Index of /download/dist/upc-examples/guppie
Fine-grained HPCChallenge RandomAccess (GUPS) in UPC
This directory contains three fine-grained implementations of HPCChallenge
RandomAccess (GUPS) in UPC.
All three versions use fine-grained put/get for performing updates on remote
table entries, and consequently on distributed-memory platforms are NOT
expected to be competetive with tuned implementations of GUPS that explicitly
coalesce communication and perform target-side updates. These are provided solely
as an algorithmic example of fine-grained communication in UPC, NOT as the
best possible or even recommended implementation of HPCChallenge RandomAccess.
The three versions:
* guppie.upc - put/gets on table entries are performed using language-level
shared array accesses. This version was originally written for the Cray T3E,
whose unique network hardware and custom UPC compiler (with some special flags)

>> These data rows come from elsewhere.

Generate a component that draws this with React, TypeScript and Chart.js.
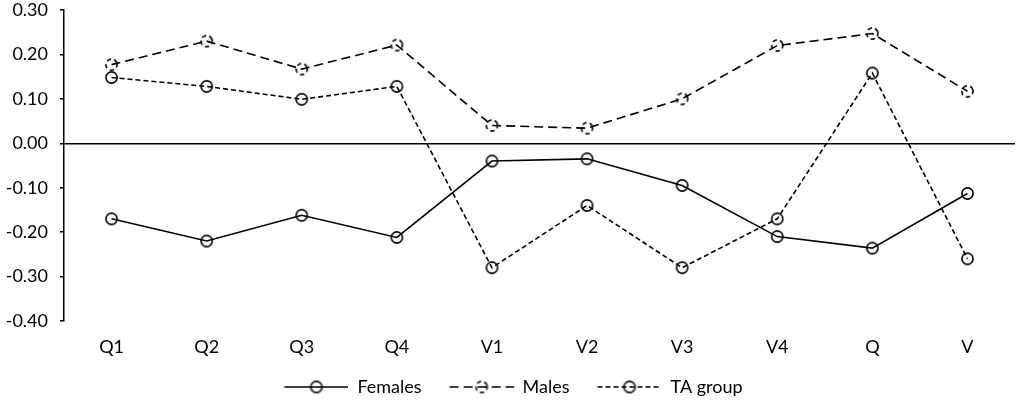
import { useEffect, useRef } from "react"
import { Chart, registerables } from "chart.js"

Chart.register(...registerables)

const categories = ["Q1", "Q2", "Q3", "Q4", "V1", "V2", "V3", "V4", "Q", "V"]
const females = [-0.17, -0.22, -0.162, -0.212, -0.04, -0.035, -0.095, -0.21, -0.236, -0.113]
const males = [0.177, 0.23, 0.167, 0.221, 0.04, 0.034, 0.1, 0.22, 0.247, 0.117]
const taGroup = [0.148, 0.128, 0.099, 0.128, -0.28, -0.14, -0.28, -0.17, 0.158, -0.26]
const seriesNames = ["Females", "Males", "TA group"]
const yMin = -0.4
const yMax = 0.3
const yStep = 0.1

const FONT = "Lato, 'Open Sans', sans-serif"

// circle marker, optionally with a dashed outline (Males)
function makeMarker(dashed: boolean) {
  const c = document.createElement("canvas")
  c.width = 15
  c.height = 15
  const g = c.getContext("2d")!
  g.strokeStyle = "#000"
  g.lineWidth = 1.6
  if (dashed) g.setLineDash([4.5, 3])
  g.beginPath()
  const start = dashed ? -0.3 : 0
  g.arc(7.5, 7.5, 5.6, start, start + Math.PI * 2)
  g.stroke()
  return c
}

// legend sample: line segment with marker in the middle (left part is spacing)
function makeLegendSample(dash: number[], dashedMarker: boolean) {
  const c = document.createElement("canvas")
  c.width = 72
  c.height = 16
  const g = c.getContext("2d")!
  g.strokeStyle = "#000"
  g.lineWidth = 1.6
  g.setLineDash(dash)
  g.beginPath()
  g.moveTo(8, 8)
  g.lineTo(72, 8)
  g.stroke()
  g.setLineDash([])
  g.drawImage(makeMarker(dashedMarker), 32.5, 0.5)
  return c
}

// fixed legend height so the plot keeps its size
const legendHeight = {
  id: "legendHeight",
  beforeInit(chart: any) {
    const fit = chart.legend.fit
    chart.legend.fit = function () {
      fit.bind(chart.legend)()
      this.height = 50
    }
  },
}

export default function App() {
  const chartRef = useRef<HTMLCanvasElement>(null)
  const chartInstance = useRef<Chart | null>(null)

  useEffect(() => {
    document.body.style.margin = "0"
    if (!chartRef.current) return
    if (chartInstance.current) chartInstance.current.destroy()
    const ctx = chartRef.current.getContext("2d")
    if (!ctx) return

    const circle = makeMarker(false)
    const dashedCircle = makeMarker(true)
    const legendSamples = [
      makeLegendSample([], false),
      makeLegendSample([9, 5], true),
      makeLegendSample([5, 3], false),
    ]

    chartInstance.current = new Chart(ctx, {
      type: "line",
      data: {
        labels: categories,
        datasets: [
          {
            label: seriesNames[0],
            data: females,
            borderColor: "#000",
            borderWidth: 1.6,
            pointStyle: circle,
          },
          {
            label: seriesNames[1],
            data: males,
            borderColor: "#000",
            borderWidth: 1.6,
            borderDash: [9, 5],
            pointStyle: dashedCircle,
          },
          {
            label: seriesNames[2],
            data: taGroup,
            borderColor: "#000",
            borderWidth: 1.6,
            borderDash: [5, 3],
            pointStyle: circle,
          },
        ],
      },
      plugins: [legendHeight],
      options: {
        responsive: true,
        maintainAspectRatio: false,
        animation: false,
        layout: { padding: { left: 4, right: 6, top: 0, bottom: 0 } },
        scales: {
          x: {
            offset: true,
            grid: { display: false, drawTicks: false },
            border: { display: false },
            ticks: {
              color: "#000",
              padding: 15,
              font: { family: FONT, size: 18 },
            },
            afterFit: (s) => {
              s.height = 37
            },
          },
          y: {
            min: yMin,
            max: yMax,
            ticks: {
              stepSize: yStep,
              color: "#000",
              padding: 12,
              font: { family: FONT, size: 18 },
              callback: (v) => {
                const n = Number(v)
                return Math.abs(n) < 1e-9 ? "0.00" : n.toFixed(2)
              },
            },
            grid: {
              color: (c) => (Math.abs(c.tick?.value ?? 1) < 1e-9 ? "#000" : "rgba(0,0,0,0)"),
              lineWidth: 1.5,
              tickColor: "#000",
              tickLength: 4,
            },
            border: { display: true, color: "#000", width: 1.5 },
            afterFit: (s) => {
              s.width = 60
              s.paddingTop = 10
              s.paddingBottom = 10
            },
          },
        },
        plugins: {
          legend: {
            display: true,
            position: "bottom",
            labels: {
              usePointStyle: true,
              pointStyleWidth: 72,
              padding: 20,
              color: "#000",
              font: { family: FONT, size: 18 },
              generateLabels: (chart) =>
                Chart.defaults.plugins.legend.labels
                  .generateLabels(chart)
                  .map((item, i) => ({ ...item, pointStyle: legendSamples[i] })),
            },
          },
          tooltip: { enabled: false },
        },
      },
    })

    return () => {
      if (chartInstance.current) {
        chartInstance.current.destroy()
        chartInstance.current = null
      }
    }
  }, [])

  return (
    <div style={{ width: 1021, height: 408, position: "relative" }}>
      <canvas ref={chartRef} />
    </div>
  )
}
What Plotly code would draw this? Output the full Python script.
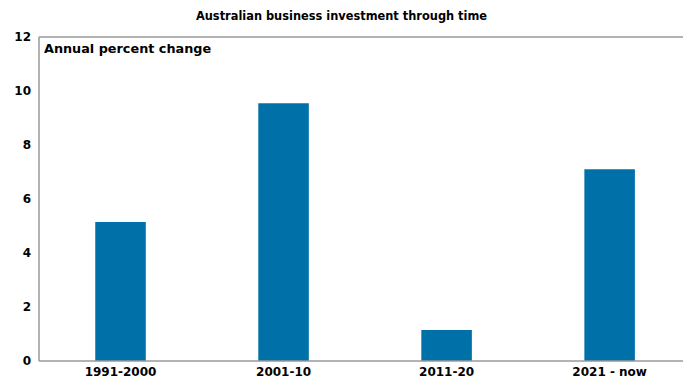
import plotly.graph_objects as go

categories = ["1991-2000", "2001-10", "2011-20", "2021 - now"]
values = [5.15, 9.55, 1.15, 7.1]
y_ticks = [0, 2, 4, 6, 8, 10, 12]

bar_color = "#0070A8"
axis_color = "#9a9a9a"
font_family = "DejaVu Sans, Verdana, sans-serif"

fig = go.Figure()
fig.add_trace(go.Bar(
    x=list(range(len(categories))),
    y=values,
    marker=dict(color=bar_color, line=dict(width=0)),
    width=0.31,
))

border = dict(color=axis_color, width=1.5)

fig.update_layout(
    width=683,
    height=380,
    margin=dict(l=39, r=0, t=37, b=19, pad=0, autoexpand=False),
    paper_bgcolor="white",
    plot_bgcolor="white",
    showlegend=False,
    title=dict(
        text="<b>Australian business investment through time</b>",
        x=0.5, xanchor="center",
        y=1 - 16 / 380, yanchor="middle",
        font=dict(family=font_family, size=11.4, color="#000"),
    ),
    font=dict(family=font_family, size=12, color="#000"),
    xaxis=dict(
        range=[-0.5, 3.45],
        tickmode="array",
        tickvals=list(range(len(categories))),
        ticktext=[f"<b>{c}</b>" for c in categories],
        showline=False, mirror=False,
        showgrid=False, zeroline=False, ticks="", ticklabelstandoff=2,
        tickfont=dict(size=12, family=font_family, color="#000"),
        fixedrange=True, automargin=False,
    ),
    yaxis=dict(
        range=[0, 12],
        tickmode="array",
        tickvals=y_ticks,
        ticktext=[f"<b>{t}</b>" for t in y_ticks],
        showline=False, mirror=False,
        showgrid=False, zeroline=False, ticks="", ticklabelstandoff=7,
        tickfont=dict(size=12, family=font_family, color="#000"),
        fixedrange=True, automargin=False,
    ),
    shapes=[
        dict(type="line", xref="paper", yref="paper", x0=0, x1=1, y0=1, y1=1, line=border),
        dict(type="line", xref="paper", yref="paper", x0=0, x1=1, y0=0, y1=0, line=border),
        dict(type="line", xref="paper", yref="paper", x0=0, x1=0, y0=0, y1=1, line=border),
    ],
    annotations=[dict(
        text="<b>Annual percent change</b>",
        xref="paper", yref="paper", x=0.004, y=0.995,
        xanchor="left", yanchor="top", showarrow=False,
        font=dict(family=font_family, size=12.8, color="#000"),
    )],
)

fig.write_html("out.html", config={"displayModeBar": False})
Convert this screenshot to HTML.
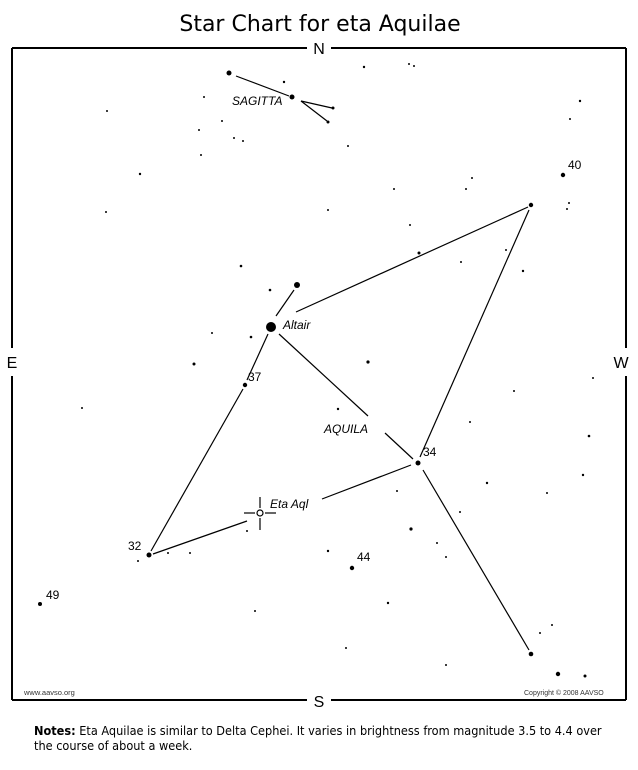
<!DOCTYPE html>
<html><head><meta charset="utf-8"><style>
html,body{margin:0;padding:0;background:#fff;width:638px;height:770px;overflow:hidden}
svg{display:block}
</style></head><body>
<svg width="638" height="770" xmlns="http://www.w3.org/2000/svg" font-family="Liberation Sans, Arial, sans-serif">
<text x="320" y="31" text-anchor="middle" font-size="22" font-family="DejaVu Sans, Liberation Sans, sans-serif" fill="#000">Star Chart for eta Aquilae</text>
<g stroke="#000" stroke-width="2" fill="none">
<line x1="12" y1="48" x2="307" y2="48"/><line x1="331" y1="48" x2="626" y2="48"/>
<line x1="12" y1="700" x2="307" y2="700"/><line x1="331" y1="700" x2="626" y2="700"/>
<line x1="12" y1="48" x2="12" y2="348"/><line x1="12" y1="376" x2="12" y2="700"/>
<line x1="626" y1="48" x2="626" y2="348"/><line x1="626" y1="376" x2="626" y2="700"/>
</g>
<g font-size="16" fill="#000" text-anchor="middle">
<text x="319" y="54">N</text><text x="319" y="707">S</text>
<text x="12" y="368">E</text><text x="621" y="368">W</text>
</g>
<g stroke="#000" stroke-width="1.2" fill="none">
<line x1="236" y1="76" x2="289" y2="96"/>
<line x1="301" y1="101" x2="332" y2="108"/><line x1="301" y1="101" x2="327" y2="121"/>
<line x1="276" y1="316" x2="294" y2="290"/>
<line x1="296" y1="312" x2="528" y2="207"/>
<line x1="279" y1="334" x2="368" y2="416"/><line x1="385" y1="433" x2="413" y2="459"/>
<line x1="268" y1="334" x2="247" y2="380"/>
<line x1="243" y1="389" x2="151" y2="551"/>
<line x1="153" y1="554" x2="247" y2="521"/>
<line x1="322" y1="499" x2="411" y2="465"/>
<line x1="420" y1="457" x2="529" y2="210"/>
<line x1="423" y1="470" x2="529" y2="650"/>
<line x1="260" y1="497" x2="260" y2="508"/><line x1="260" y1="518" x2="260" y2="530"/>
<line x1="244" y1="513" x2="255" y2="513"/><line x1="265" y1="513" x2="276" y2="513"/>
<circle cx="260" cy="513" r="3"/>
</g>
<g fill="#000">
<circle cx="229" cy="73" r="2.5"/><circle cx="284" cy="82" r="1.2"/><circle cx="292" cy="97" r="2.5"/>
<circle cx="333" cy="108" r="1.5"/><circle cx="328" cy="122" r="1.5"/><circle cx="364" cy="67" r="1.2"/>
<circle cx="409" cy="64" r="1"/><circle cx="414" cy="66" r="1"/><circle cx="204" cy="97" r="1"/>
<circle cx="107" cy="111" r="1"/><circle cx="222" cy="121" r="1"/><circle cx="199" cy="130" r="1"/>
<circle cx="234" cy="138" r="1"/><circle cx="243" cy="141" r="1"/><circle cx="348" cy="146" r="1"/>
<circle cx="201" cy="155" r="1"/><circle cx="140" cy="174" r="1.2"/><circle cx="580" cy="101" r="1.2"/>
<circle cx="570" cy="119" r="1"/><circle cx="563" cy="175" r="2.2"/><circle cx="394" cy="189" r="1"/>
<circle cx="466" cy="189" r="1"/><circle cx="472" cy="178" r="1"/><circle cx="531" cy="205" r="2.2"/>
<circle cx="569" cy="203" r="1"/><circle cx="567" cy="209" r="1"/><circle cx="106" cy="212" r="1"/>
<circle cx="328" cy="210" r="1"/><circle cx="410" cy="225" r="1"/><circle cx="419" cy="253" r="1.5"/>
<circle cx="241" cy="266" r="1.3"/><circle cx="461" cy="262" r="1"/><circle cx="523" cy="271" r="1.2"/>
<circle cx="506" cy="250" r="1"/><circle cx="297" cy="285" r="3"/><circle cx="270" cy="290" r="1.3"/>
<circle cx="212" cy="333" r="1"/><circle cx="271" cy="327" r="5"/><circle cx="251" cy="337" r="1.3"/>
<circle cx="368" cy="362" r="1.6"/><circle cx="194" cy="364" r="1.5"/><circle cx="593" cy="378" r="1"/>
<circle cx="245" cy="385" r="2.2"/><circle cx="514" cy="391" r="1"/><circle cx="82" cy="408" r="1"/>
<circle cx="338" cy="409" r="1.2"/><circle cx="470" cy="422" r="1"/><circle cx="589" cy="436" r="1.3"/>
<circle cx="418" cy="463" r="2.5"/><circle cx="397" cy="491" r="1"/><circle cx="487" cy="483" r="1.2"/>
<circle cx="583" cy="475" r="1.2"/><circle cx="547" cy="493" r="1"/><circle cx="460" cy="512" r="1"/>
<circle cx="411" cy="529" r="1.6"/><circle cx="437" cy="543" r="1"/><circle cx="247" cy="531" r="1"/>
<circle cx="149" cy="555" r="2.5"/><circle cx="138" cy="561" r="1"/><circle cx="168" cy="553" r="1"/>
<circle cx="190" cy="553" r="1"/><circle cx="328" cy="551" r="1.2"/><circle cx="352" cy="568" r="2.2"/>
<circle cx="446" cy="557" r="1"/><circle cx="40" cy="604" r="2"/><circle cx="388" cy="603" r="1.2"/>
<circle cx="255" cy="611" r="1"/><circle cx="346" cy="648" r="1"/><circle cx="531" cy="654" r="2.3"/>
<circle cx="540" cy="633" r="1"/><circle cx="552" cy="625" r="1"/><circle cx="446" cy="665" r="1"/>
<circle cx="558" cy="674" r="2.2"/><circle cx="585" cy="676" r="1.5"/>
</g>
<g font-size="12" fill="#000">
<text x="232" y="105" font-style="italic">SAGITTA</text>
<text x="283" y="329" font-style="italic">Altair</text>
<text x="248" y="381">37</text>
<text x="568" y="169">40</text>
<text x="324" y="433" font-style="italic">AQUILA</text>
<text x="423" y="456">34</text>
<text x="270" y="508" font-style="italic">Eta Aql</text>
<text x="128" y="550">32</text>
<text x="357" y="561">44</text>
<text x="46" y="599">49</text>
</g>
<text x="24" y="695" font-size="7.5" fill="#333">www.aavso.org</text>
<text x="524" y="695" font-size="7" fill="#333">Copyright © 2008 AAVSO</text>
<text x="34" y="735" font-size="12.6" font-family="DejaVu Sans Condensed, Liberation Sans Narrow, Liberation Sans, sans-serif" fill="#000"><tspan font-weight="bold">Notes:</tspan> Eta Aquilae is similar to Delta Cephei. It varies in brightness from magnitude 3.5 to 4.4 over</text>
<text x="34" y="750" font-size="12.6" font-family="DejaVu Sans Condensed, Liberation Sans Narrow, Liberation Sans, sans-serif" fill="#000">the course of about a week.</text>
</svg>
</body></html>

allowed this version to compile to an executable that exposed some communication
overlap at runtime.
UPC compilers on modern systems are likely to compile this version to an
executable that uses fine-grained blocking puts and gets of shared memory, with
no communication overlap in the case of remote data.
* guppie-async.upc - this version performs fine-grained table updates using the
explicitly non-blocking transfer operations upc_mem{put,get}_nbi introduced
as an optional library in UPC spec v1.3.
This explicitly exposes communication-communication overlap between the
individual fine-grained gets and puts performed in each chunk of updates.
The data access pattern is otherwise unchanged from guppie.upc.
* guppie-async-pipeline.upc - this version goes a step further by additionally
using software pipelining to schedule the asynchronous communication, in
order to overlap computation with communication and reduce stalls waiting for
asynchronous communication completion.
Currently all versions also use a naive, serial verification step, which won't
scale to large thread counts.